Frailejones plants sprung up from the ground, soon filling the entire landscape as far as the eye could see. Up here, the Páramo has a micro-climate of its own. Clouds fly by, constantly morphing and changing your view. No moment is the same as the previous. Misting rain is nearly constant.
There aren’t a ton of opportunities to wild camp in Colombia given how many people have farms in these hills, but the Páramo is the big exception, with plenty of open spaces. So, I’d been plotting this day carefully, eyeing a nice-looking area to wild camp here with a view of the volcano.
Of course, as Colombian weather would have it, the clouds entirely masked the view for the entirety of my evening there. Not offering even a glimpse behind the omnipresent fog.
In the morning I woke up to the sound of rain drizzling on the tent and took a look outside to find another wall of fog greeting me. I casually packed my things, realizing my hopes of a mountain view were unlikely to become a reality.
After everything was packed, the rain was still coming down, but I took another peek outside and was shocked to find Nevado del Ruiz in full sight. I scrambled for my camera, shoved my feet in my shoes, and stood up to take a photo, but before I could even get one shot, the mountain all but disappeared behind the cloud yet again. This time for good.

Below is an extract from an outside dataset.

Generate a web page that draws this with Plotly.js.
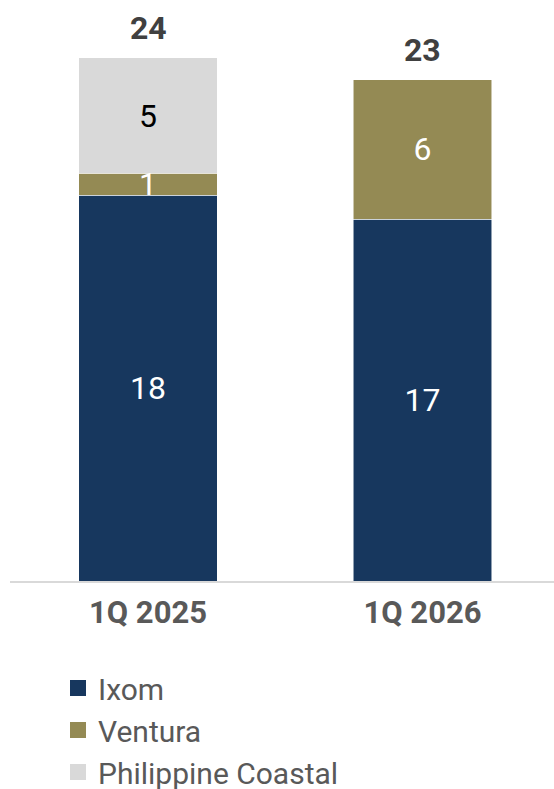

The rain came and went throughout the day as I made my way around the dramatic landscape at the foot of the mountain, eventually starting the long descent down the famed Letras pass, a place where many pro Colombian riders have trained. I passed through village after village along the way toward the steamy Magdalena river valley before catching a ride to the city of Medellin to meet up with some friends and take a tour of Colombia’s own Scarab Cycles (more on that soon).